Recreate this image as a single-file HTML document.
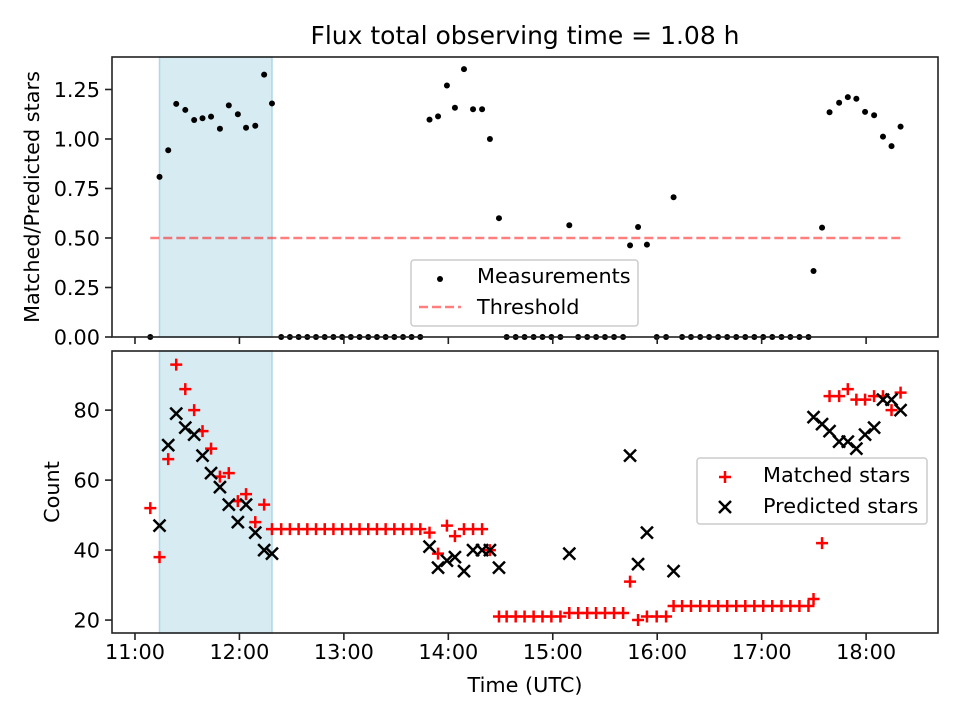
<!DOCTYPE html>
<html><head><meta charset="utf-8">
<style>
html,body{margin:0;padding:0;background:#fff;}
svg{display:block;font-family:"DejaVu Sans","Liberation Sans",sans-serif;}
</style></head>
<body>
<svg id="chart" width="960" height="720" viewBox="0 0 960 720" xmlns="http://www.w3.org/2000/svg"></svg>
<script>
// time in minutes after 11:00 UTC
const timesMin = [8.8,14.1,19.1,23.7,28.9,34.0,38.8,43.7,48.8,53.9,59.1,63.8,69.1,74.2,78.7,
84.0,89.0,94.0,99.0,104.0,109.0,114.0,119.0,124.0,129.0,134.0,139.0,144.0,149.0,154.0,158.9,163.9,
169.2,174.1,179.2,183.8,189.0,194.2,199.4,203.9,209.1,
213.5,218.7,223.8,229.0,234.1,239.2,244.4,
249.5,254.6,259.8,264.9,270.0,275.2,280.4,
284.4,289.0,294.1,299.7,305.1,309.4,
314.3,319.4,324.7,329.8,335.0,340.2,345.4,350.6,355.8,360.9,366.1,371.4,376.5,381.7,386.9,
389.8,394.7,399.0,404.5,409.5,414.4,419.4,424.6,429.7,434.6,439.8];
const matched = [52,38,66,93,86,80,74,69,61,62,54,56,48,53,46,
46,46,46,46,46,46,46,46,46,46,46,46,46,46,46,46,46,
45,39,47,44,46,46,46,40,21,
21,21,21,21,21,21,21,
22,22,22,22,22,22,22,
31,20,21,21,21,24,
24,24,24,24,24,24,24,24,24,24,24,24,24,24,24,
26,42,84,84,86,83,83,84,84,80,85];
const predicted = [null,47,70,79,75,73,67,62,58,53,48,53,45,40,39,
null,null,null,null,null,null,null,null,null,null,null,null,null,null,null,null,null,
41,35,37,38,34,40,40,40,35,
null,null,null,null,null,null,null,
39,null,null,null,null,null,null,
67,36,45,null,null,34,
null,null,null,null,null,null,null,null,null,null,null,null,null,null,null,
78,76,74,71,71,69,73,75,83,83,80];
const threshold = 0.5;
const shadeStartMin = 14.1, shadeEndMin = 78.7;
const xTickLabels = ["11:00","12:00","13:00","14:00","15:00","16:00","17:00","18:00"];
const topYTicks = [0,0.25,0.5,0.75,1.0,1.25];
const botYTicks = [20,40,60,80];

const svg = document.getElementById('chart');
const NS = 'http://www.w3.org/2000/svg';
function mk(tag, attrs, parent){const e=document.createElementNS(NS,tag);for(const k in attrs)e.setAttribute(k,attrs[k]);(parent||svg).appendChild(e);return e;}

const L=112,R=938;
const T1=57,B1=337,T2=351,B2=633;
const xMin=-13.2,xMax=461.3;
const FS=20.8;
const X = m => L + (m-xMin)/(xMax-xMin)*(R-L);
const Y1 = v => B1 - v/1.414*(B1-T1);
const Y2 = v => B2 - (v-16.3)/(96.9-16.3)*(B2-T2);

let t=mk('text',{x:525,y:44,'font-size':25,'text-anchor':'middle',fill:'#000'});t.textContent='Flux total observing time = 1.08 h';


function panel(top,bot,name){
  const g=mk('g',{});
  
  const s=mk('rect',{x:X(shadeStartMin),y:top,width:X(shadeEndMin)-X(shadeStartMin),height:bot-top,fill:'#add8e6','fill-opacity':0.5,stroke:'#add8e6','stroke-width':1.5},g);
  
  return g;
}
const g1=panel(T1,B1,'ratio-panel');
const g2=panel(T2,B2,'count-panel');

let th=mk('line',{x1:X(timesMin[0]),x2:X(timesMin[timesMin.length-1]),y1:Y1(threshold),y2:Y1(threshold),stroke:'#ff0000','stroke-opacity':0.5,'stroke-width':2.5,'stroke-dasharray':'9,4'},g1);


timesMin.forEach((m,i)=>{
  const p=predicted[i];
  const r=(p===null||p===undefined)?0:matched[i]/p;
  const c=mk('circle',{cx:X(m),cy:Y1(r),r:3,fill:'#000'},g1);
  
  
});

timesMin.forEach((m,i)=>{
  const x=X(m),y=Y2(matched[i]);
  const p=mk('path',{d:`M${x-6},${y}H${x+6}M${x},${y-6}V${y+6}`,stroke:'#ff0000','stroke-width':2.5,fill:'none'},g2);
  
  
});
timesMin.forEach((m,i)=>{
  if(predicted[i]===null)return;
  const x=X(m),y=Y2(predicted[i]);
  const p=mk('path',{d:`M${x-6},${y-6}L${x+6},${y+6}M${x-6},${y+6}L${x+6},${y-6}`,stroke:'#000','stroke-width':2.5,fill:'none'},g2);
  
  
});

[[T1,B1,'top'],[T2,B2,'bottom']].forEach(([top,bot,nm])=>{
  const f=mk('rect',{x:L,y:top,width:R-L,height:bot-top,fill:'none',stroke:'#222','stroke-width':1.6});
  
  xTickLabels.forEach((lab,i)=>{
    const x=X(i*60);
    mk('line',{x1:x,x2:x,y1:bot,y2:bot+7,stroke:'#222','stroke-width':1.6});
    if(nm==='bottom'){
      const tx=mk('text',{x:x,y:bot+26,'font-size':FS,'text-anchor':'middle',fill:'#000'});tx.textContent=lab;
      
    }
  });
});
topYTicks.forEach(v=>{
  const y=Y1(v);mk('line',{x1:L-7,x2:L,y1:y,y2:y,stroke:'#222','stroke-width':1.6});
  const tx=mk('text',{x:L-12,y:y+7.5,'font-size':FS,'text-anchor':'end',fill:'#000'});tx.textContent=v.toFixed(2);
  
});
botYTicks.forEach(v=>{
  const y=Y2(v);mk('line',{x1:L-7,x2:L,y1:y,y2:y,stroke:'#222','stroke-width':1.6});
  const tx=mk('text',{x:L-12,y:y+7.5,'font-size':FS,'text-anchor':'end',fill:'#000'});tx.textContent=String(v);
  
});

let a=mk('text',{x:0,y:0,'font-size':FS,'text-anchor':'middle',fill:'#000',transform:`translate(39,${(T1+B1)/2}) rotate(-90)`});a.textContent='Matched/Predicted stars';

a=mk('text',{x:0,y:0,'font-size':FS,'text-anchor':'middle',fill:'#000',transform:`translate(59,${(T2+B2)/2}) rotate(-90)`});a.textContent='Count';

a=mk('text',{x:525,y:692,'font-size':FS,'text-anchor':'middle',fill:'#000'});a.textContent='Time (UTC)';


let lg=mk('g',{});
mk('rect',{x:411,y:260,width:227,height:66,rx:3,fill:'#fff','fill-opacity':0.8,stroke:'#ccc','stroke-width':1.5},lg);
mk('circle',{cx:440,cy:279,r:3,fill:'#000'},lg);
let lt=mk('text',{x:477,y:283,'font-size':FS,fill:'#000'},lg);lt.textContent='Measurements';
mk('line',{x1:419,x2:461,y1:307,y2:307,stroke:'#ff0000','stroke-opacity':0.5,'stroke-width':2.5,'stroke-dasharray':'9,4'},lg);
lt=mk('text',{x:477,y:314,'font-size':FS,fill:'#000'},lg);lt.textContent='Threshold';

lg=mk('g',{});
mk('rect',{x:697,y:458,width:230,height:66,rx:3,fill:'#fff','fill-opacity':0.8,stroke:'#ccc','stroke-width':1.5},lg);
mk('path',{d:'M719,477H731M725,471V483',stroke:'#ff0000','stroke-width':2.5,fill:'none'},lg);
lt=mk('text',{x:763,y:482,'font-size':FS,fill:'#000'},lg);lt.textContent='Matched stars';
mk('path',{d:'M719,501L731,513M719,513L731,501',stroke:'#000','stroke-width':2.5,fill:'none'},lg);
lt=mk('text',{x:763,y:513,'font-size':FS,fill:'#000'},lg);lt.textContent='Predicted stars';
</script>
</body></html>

# WHAT YOU WILL DO
Output all of the data exactly as it stands, minus any images.

# EXERCISE SOLUTION
Recreate this image as a single-file HTML document.
<!DOCTYPE html>
<html><head><meta charset="utf-8">
<style>
html,body{margin:0;padding:0;background:#fff;}
svg{display:block;font-family:"DejaVu Sans","Liberation Sans",sans-serif;}
</style></head>
<body>
<svg id="chart" width="960" height="720" viewBox="0 0 960 720" xmlns="http://www.w3.org/2000/svg"></svg>
<script>
// time in minutes after 11:00 UTC
const timesMin = [8.8,14.1,19.1,23.7,28.9,34.0,38.8,43.7,48.8,53.9,59.1,63.8,69.1,74.2,78.7,
84.0,89.0,94.0,99.0,104.0,109.0,114.0,119.0,124.0,129.0,134.0,139.0,144.0,149.0,154.0,158.9,163.9,
169.2,174.1,179.2,183.8,189.0,194.2,199.4,203.9,209.1,
213.5,218.7,223.8,229.0,234.1,239.2,244.4,
249.5,254.6,259.8,264.9,270.0,275.2,280.4,
284.4,289.0,294.1,299.7,305.1,309.4,
314.3,319.4,324.7,329.8,335.0,340.2,345.4,350.6,355.8,360.9,366.1,371.4,376.5,381.7,386.9,
389.8,394.7,399.0,404.5,409.5,414.4,419.4,424.6,429.7,434.6,439.8];
const matched = [52,38,66,93,86,80,74,69,61,62,54,56,48,53,46,
46,46,46,46,46,46,46,46,46,46,46,46,46,46,46,46,46,
45,39,47,44,46,46,46,40,21,
21,21,21,21,21,21,21,
22,22,22,22,22,22,22,
31,20,21,21,21,24,
24,24,24,24,24,24,24,24,24,24,24,24,24,24,24,
26,42,84,84,86,83,83,84,84,80,85];
const predicted = [null,47,70,79,75,73,67,62,58,53,48,53,45,40,39,
null,null,null,null,null,null,null,null,null,null,null,null,null,null,null,null,null,
41,35,37,38,34,40,40,40,35,
null,null,null,null,null,null,null,
39,null,null,null,null,null,null,
67,36,45,null,null,34,
null,null,null,null,null,null,null,null,null,null,null,null,null,null,null,
78,76,74,71,71,69,73,75,83,83,80];
const threshold = 0.5;
const shadeStartMin = 14.1, shadeEndMin = 78.7;
const xTickLabels = ["11:00","12:00","13:00","14:00","15:00","16:00","17:00","18:00"];
const topYTicks = [0,0.25,0.5,0.75,1.0,1.25];
const botYTicks = [20,40,60,80];

const svg = document.getElementById('chart');
const NS = 'http://www.w3.org/2000/svg';
function mk(tag, attrs, parent){const e=document.createElementNS(NS,tag);for(const k in attrs)e.setAttribute(k,attrs[k]);(parent||svg).appendChild(e);return e;}

const L=112,R=938;
const T1=57,B1=337,T2=351,B2=633;
const xMin=-13.2,xMax=461.3;
const FS=20.8;
const X = m => L + (m-xMin)/(xMax-xMin)*(R-L);
const Y1 = v => B1 - v/1.414*(B1-T1);
const Y2 = v => B2 - (v-16.3)/(96.9-16.3)*(B2-T2);

let t=mk('text',{x:525,y:44,'font-size':25,'text-anchor':'middle',fill:'#000'});t.textContent='Flux total observing time = 1.08 h';


function panel(top,bot,name){
  const g=mk('g',{});
  
  const s=mk('rect',{x:X(shadeStartMin),y:top,width:X(shadeEndMin)-X(shadeStartMin),height:bot-top,fill:'#add8e6','fill-opacity':0.5,stroke:'#add8e6','stroke-width':1.5},g);
  
  return g;
}
const g1=panel(T1,B1,'ratio-panel');
const g2=panel(T2,B2,'count-panel');

let th=mk('line',{x1:X(timesMin[0]),x2:X(timesMin[timesMin.length-1]),y1:Y1(threshold),y2:Y1(threshold),stroke:'#ff0000','stroke-opacity':0.5,'stroke-width':2.5,'stroke-dasharray':'9,4'},g1);


timesMin.forEach((m,i)=>{
  const p=predicted[i];
  const r=(p===null||p===undefined)?0:matched[i]/p;
  const c=mk('circle',{cx:X(m),cy:Y1(r),r:3,fill:'#000'},g1);
  
  
});

timesMin.forEach((m,i)=>{
  const x=X(m),y=Y2(matched[i]);
  const p=mk('path',{d:`M${x-6},${y}H${x+6}M${x},${y-6}V${y+6}`,stroke:'#ff0000','stroke-width':2.5,fill:'none'},g2);
  
  
});
timesMin.forEach((m,i)=>{
  if(predicted[i]===null)return;
  const x=X(m),y=Y2(predicted[i]);
  const p=mk('path',{d:`M${x-6},${y-6}L${x+6},${y+6}M${x-6},${y+6}L${x+6},${y-6}`,stroke:'#000','stroke-width':2.5,fill:'none'},g2);
  
  
});

[[T1,B1,'top'],[T2,B2,'bottom']].forEach(([top,bot,nm])=>{
  const f=mk('rect',{x:L,y:top,width:R-L,height:bot-top,fill:'none',stroke:'#222','stroke-width':1.6});
  
  xTickLabels.forEach((lab,i)=>{
    const x=X(i*60);
    mk('line',{x1:x,x2:x,y1:bot,y2:bot+7,stroke:'#222','stroke-width':1.6});
    if(nm==='bottom'){
      const tx=mk('text',{x:x,y:bot+26,'font-size':FS,'text-anchor':'middle',fill:'#000'});tx.textContent=lab;
      
    }
  });
});
topYTicks.forEach(v=>{
  const y=Y1(v);mk('line',{x1:L-7,x2:L,y1:y,y2:y,stroke:'#222','stroke-width':1.6});
  const tx=mk('text',{x:L-12,y:y+7.5,'font-size':FS,'text-anchor':'end',fill:'#000'});tx.textContent=v.toFixed(2);
  
});
botYTicks.forEach(v=>{
  const y=Y2(v);mk('line',{x1:L-7,x2:L,y1:y,y2:y,stroke:'#222','stroke-width':1.6});
  const tx=mk('text',{x:L-12,y:y+7.5,'font-size':FS,'text-anchor':'end',fill:'#000'});tx.textContent=String(v);
  
});

let a=mk('text',{x:0,y:0,'font-size':FS,'text-anchor':'middle',fill:'#000',transform:`translate(39,${(T1+B1)/2}) rotate(-90)`});a.textContent='Matched/Predicted stars';

a=mk('text',{x:0,y:0,'font-size':FS,'text-anchor':'middle',fill:'#000',transform:`translate(59,${(T2+B2)/2}) rotate(-90)`});a.textContent='Count';

a=mk('text',{x:525,y:692,'font-size':FS,'text-anchor':'middle',fill:'#000'});a.textContent='Time (UTC)';


let lg=mk('g',{});
mk('rect',{x:411,y:260,width:227,height:66,rx:3,fill:'#fff','fill-opacity':0.8,stroke:'#ccc','stroke-width':1.5},lg);
mk('circle',{cx:440,cy:279,r:3,fill:'#000'},lg);
let lt=mk('text',{x:477,y:283,'font-size':FS,fill:'#000'},lg);lt.textContent='Measurements';
mk('line',{x1:419,x2:461,y1:307,y2:307,stroke:'#ff0000','stroke-opacity':0.5,'stroke-width':2.5,'stroke-dasharray':'9,4'},lg);
lt=mk('text',{x:477,y:314,'font-size':FS,fill:'#000'},lg);lt.textContent='Threshold';

lg=mk('g',{});
mk('rect',{x:697,y:458,width:230,height:66,rx:3,fill:'#fff','fill-opacity':0.8,stroke:'#ccc','stroke-width':1.5},lg);
mk('path',{d:'M719,477H731M725,471V483',stroke:'#ff0000','stroke-width':2.5,fill:'none'},lg);
lt=mk('text',{x:763,y:482,'font-size':FS,fill:'#000'},lg);lt.textContent='Matched stars';
mk('path',{d:'M719,501L731,513M719,513L731,501',stroke:'#000','stroke-width':2.5,fill:'none'},lg);
lt=mk('text',{x:763,y:513,'font-size':FS,fill:'#000'},lg);lt.textContent='Predicted stars';
</script>
</body></html>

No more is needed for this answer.